1. Design

   The goal of SEGMEXEC is to implement the non-executable page feature using
   the segmentation logic of IA-32 based CPUs.

   On IA-32 Linux runs in protected mode with paging enabled. This means that
   for every memory access (be that instruction fetch or normal data access)
   the CPU will perform a two step address translation. In the first step the
   logical address decoded from the instruction is translated into a linear
   (or in another terminology, virtual) address. This translation is done by
   the segmentation logic whose details are explained in a separate document.

   While Linux effectively does not use segmentation by creating 0 based and
   4 GB limited segments for both code and data accesses (therefore logical
   addresses are the same as linear addresses), it is possible to set up
   segments that allow to implement non-executable pages.

   The basic idea is that we divide the 3 GB userland linear address space
   into two equal halves and use one to store mappings meant for data access
   (that is, we define a data segment descriptor to cover the 0-1.5 GB linear
   address range) and the other for storing mappings for execution (that is,
   we define a code segment descriptor to cover the 1.5-3 GB linear address
   range). Since an executable mapping can be used for data accesses as well,
   we will have to ensure that such mappings are visible in both segments
   and mirror each other. This setup will then separate data accesses from
   instruction fetches in the sense that they will hit different linear
   addresses and therefore allow for control/intervention based on the access
   type. In particular, if a data-only (and therefore non-executable) mapping
   is present only in the 0-1.5 GB linear address range, then instruction
   fetches to the same logical addresses will end up in the 1.5-3 GB linear
   address range and will raise a page fault hence allow detecting such
   execution attempts.


2. Implementation

   The core of SEGMEXEC is vma mirroring which is discussed in a separate
   document. The mirrors for executable file mappings are set up in do_mmap()
   (an inline function defined in include/linux/mm.h) except for a special
   case with RANDEXEC (see separate document). do_mmap() is the one common
   function called by both userland and kernel originated mapping requests.

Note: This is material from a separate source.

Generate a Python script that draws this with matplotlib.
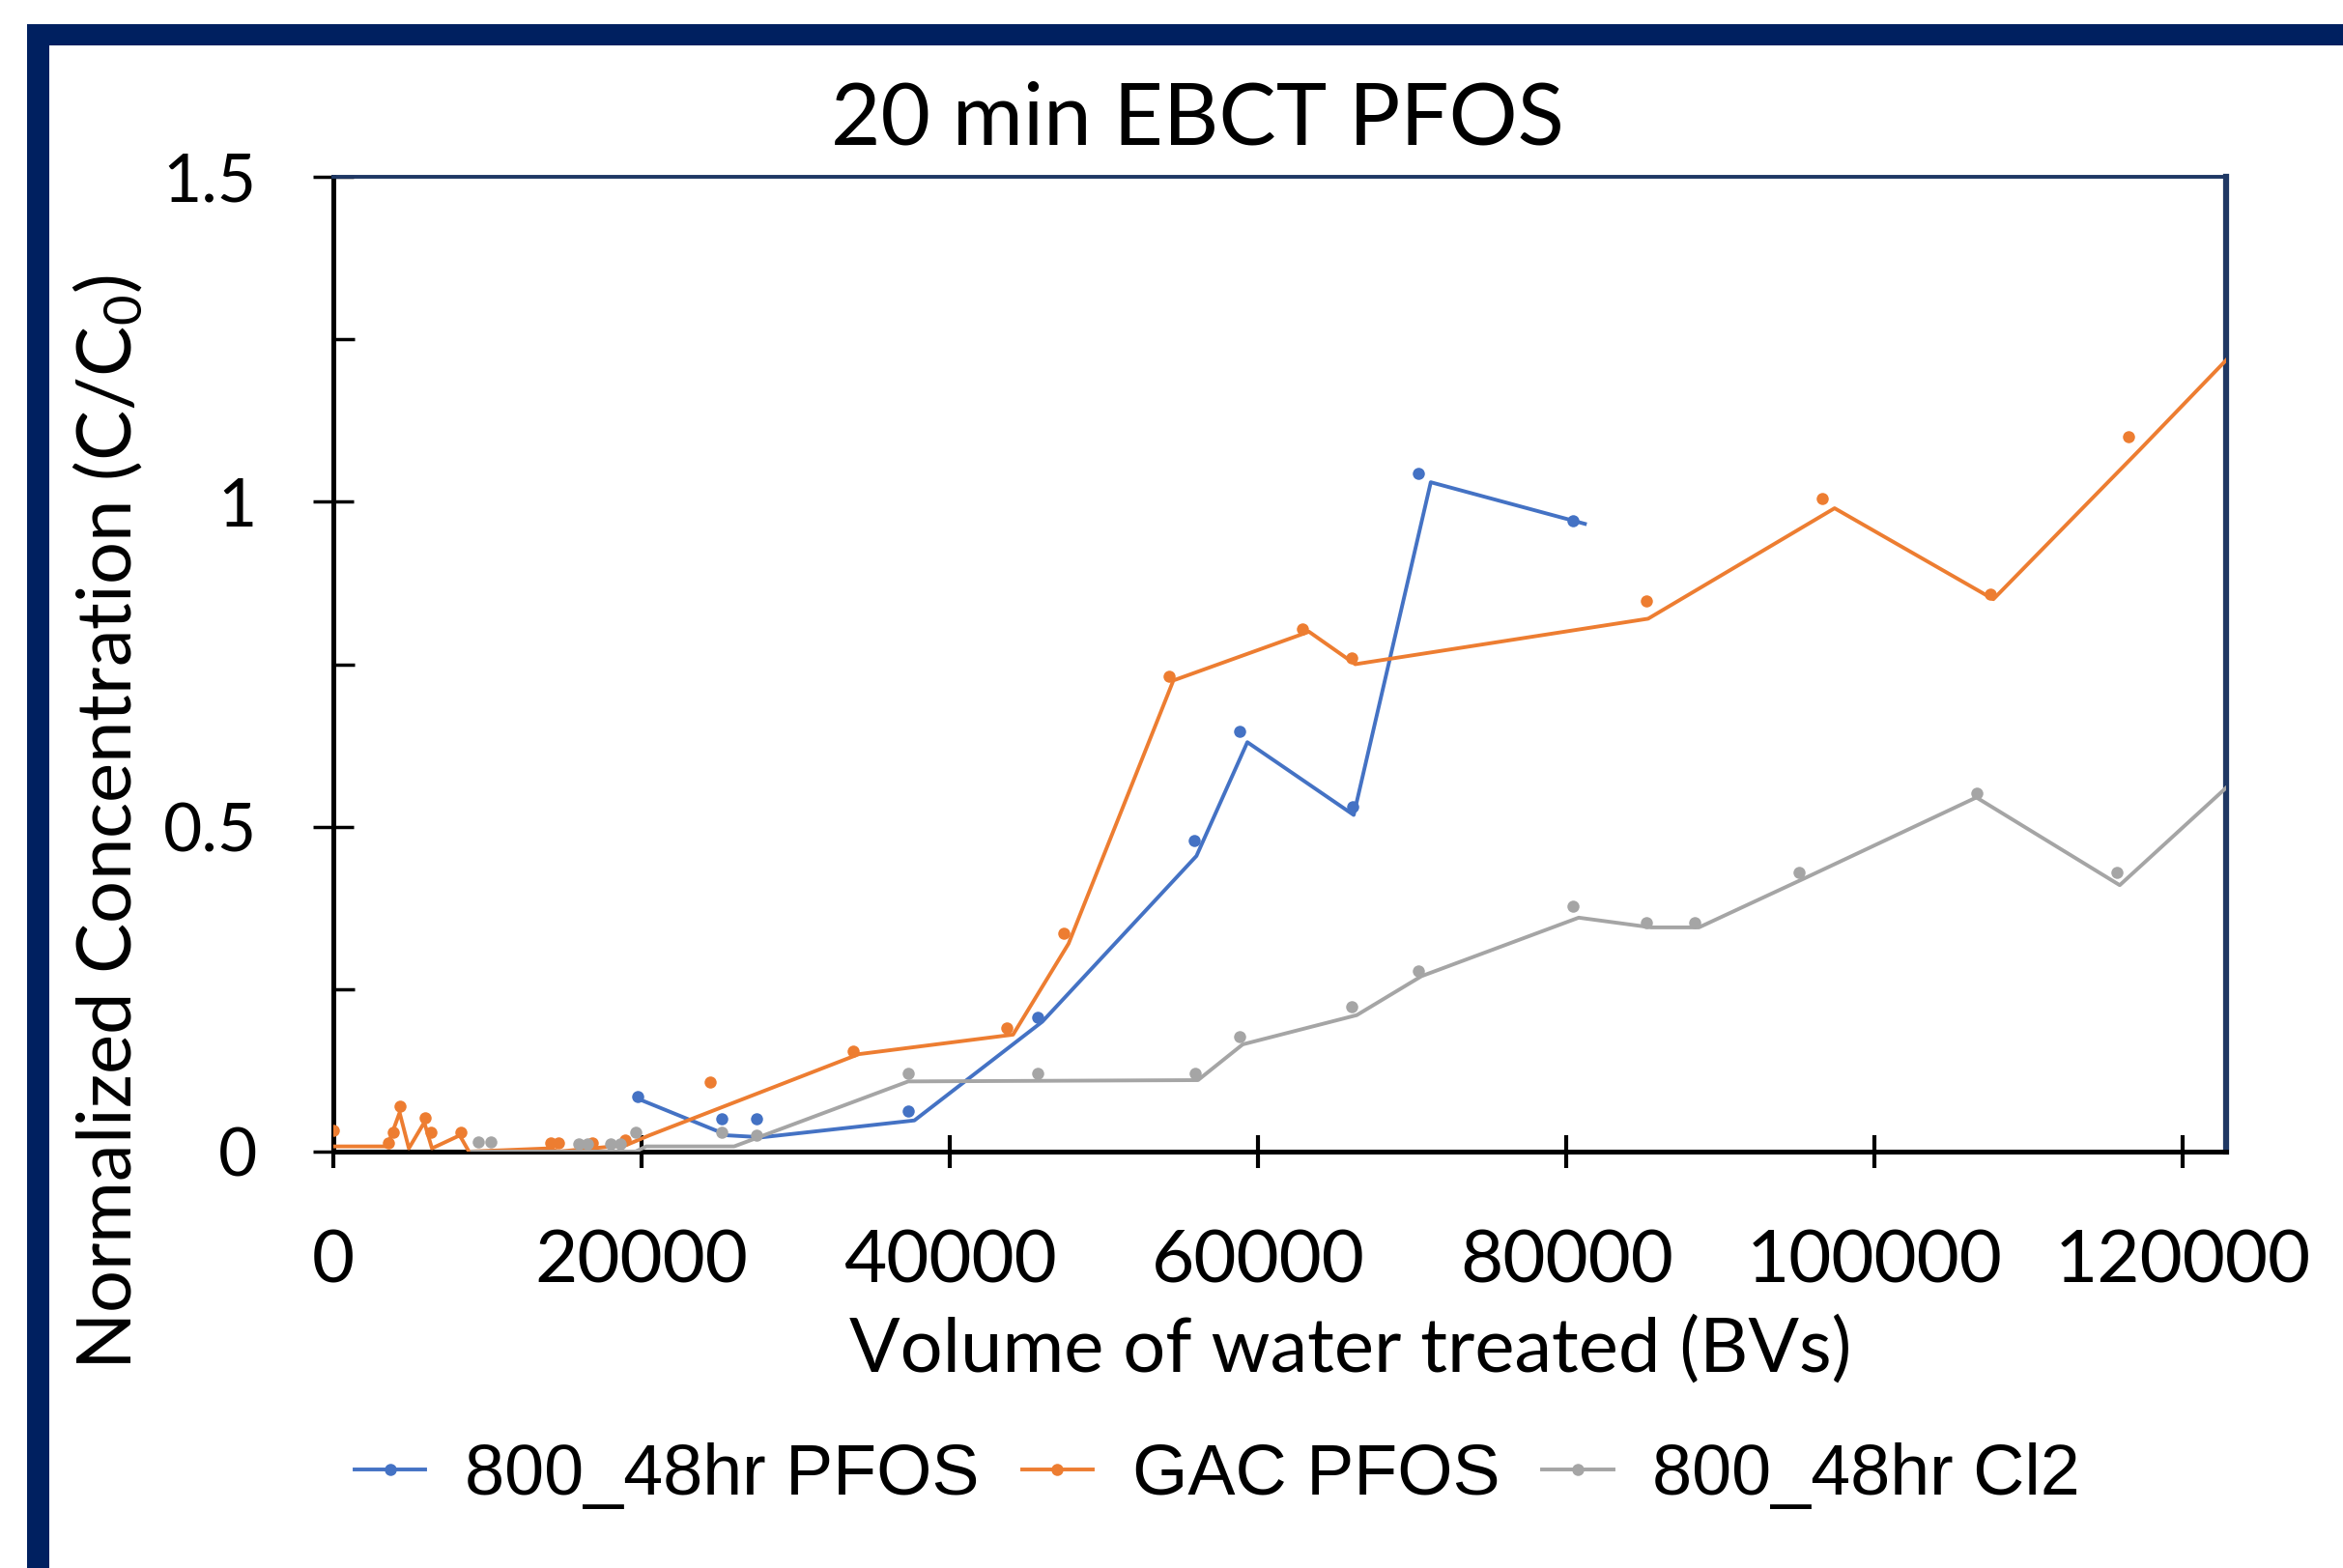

   The special code and data segment descriptors are placed into a new GDT
   called gdt_table2 in arch/i386/kernel/head.S. The separate GDT is needed
   for two reasons: first it simplifies the implementation in that the CS/SS
   selectors used for userland do not have to change, and second, this setup
   prevents a simple attack that a single GDT setup would be subject to (the
   retf and other instructions could be abused to break out of the restricted
   code segment used for SEGMEXEC tasks). Since the GDT stores the userland
   code/data descriptors which are different for SEGMEXEC tasks, we have
   to modify the low-level context switching code called __switch_to() in
   arch/i386/kernel/process.c and the last steps of load_elf_binary() in
   fs/binfmt_elf.c (where the task is first prepared to execute in userland).

   The GDT also has APM specific descriptors which are set up at runtime and
   must be propagated to the second GDT as well (in arch/i386/kernel/apm.c).
   Finally the GDT stores also the per CPU TSS and LDT descriptors whose
   content must be synchronized between the two GDTs (in set_tss_desc() and
   set_ldt_desc() in arch/i386/kernel/traps.c).

   Since the kernel allows userland to define its own code segment descriptors
   in the LDT, we have to disallow it since it could be used to break out of
   the SEGMEXEC specific restricted code segment (the extra checks are in
   write_ldt() in arch/i386/kernel/ldt.c).